大腸がんは進行していくにつれて便秘を起こすことがあります。突然、便秘を繰り返すようになった場合にはこうした疾患が疑われますので早めにご相談ください。
また原因疾患がない場合でも、便秘を慢性的に繰り返すと大腸憩室症や痔が悪化する可能性があります。

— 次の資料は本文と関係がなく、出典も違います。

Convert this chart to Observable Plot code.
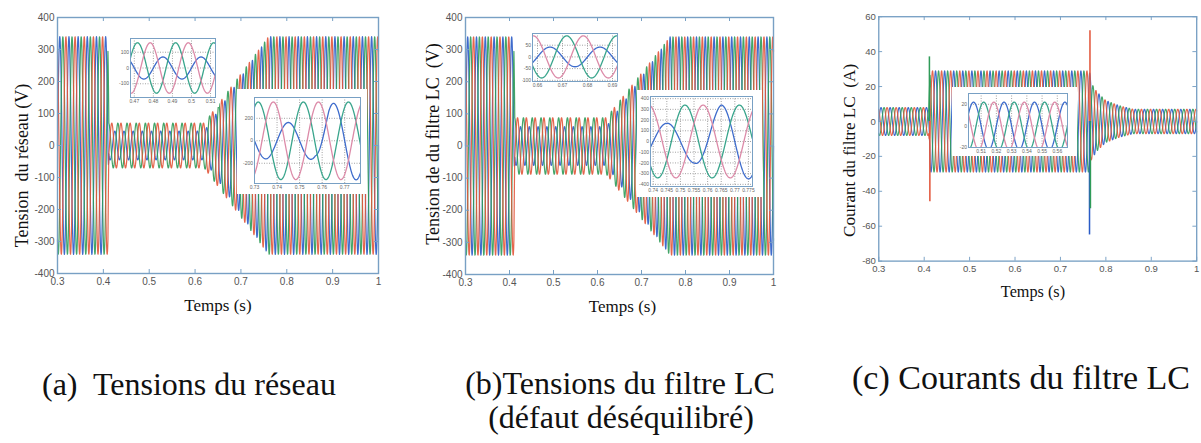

便秘は消化器内科の専門性が高い適切な治療で改善できますので、気軽にご相談ください。
便秘の検査・治療方法
問診で症状の内容や起こる頻度、便秘が起こりはじめた時期や症状の変化、既往症や服用している薬、ライフスタイル、特にお悩みの点などについて伺います。血液検査、大腸カメラ、腹部超音波(エコー)検査などから必要な検査を行った上で総合的に判断し、現在の状態をわかりやすくお伝えしています。
大腸カメラは、大腸粘膜全域を詳細に観察して微細な病変の発見も可能であり、大腸の形状に問題がないかも確かめることもできます。また、検査中の組織採取が可能ですので、病理検査によって多数の疾患の確定診断も可能になります。病変の状態や範囲などを正確に把握できるため、治療にも大きく役立ちます。原因として疾患が疑われる場合に有効な検査です。
治療
原因疾患がある場合はその治療を行います。機能に問題があって便秘になっている場合には、薬物療法に加え、生活習慣の改善も重要になってきます。水分や食物繊維をしっかりとって、習慣的に運動するなどの一般的な内容も大切ですが、正しい排便習慣を身に付けることも必要です。便意があったらすぐトイレに行くなどの排便習慣は便秘の再発防止にも役立ちます。
薬物療法では、便の水分量を増やす薬、腸内の水分量を増加させる薬などがあり、漢方薬の併用も可能です。新しい作用を持った薬も登場しており、患者様の状態や体質、ライフスタイルなどにきめ細かく合わせた処方が可能になっています。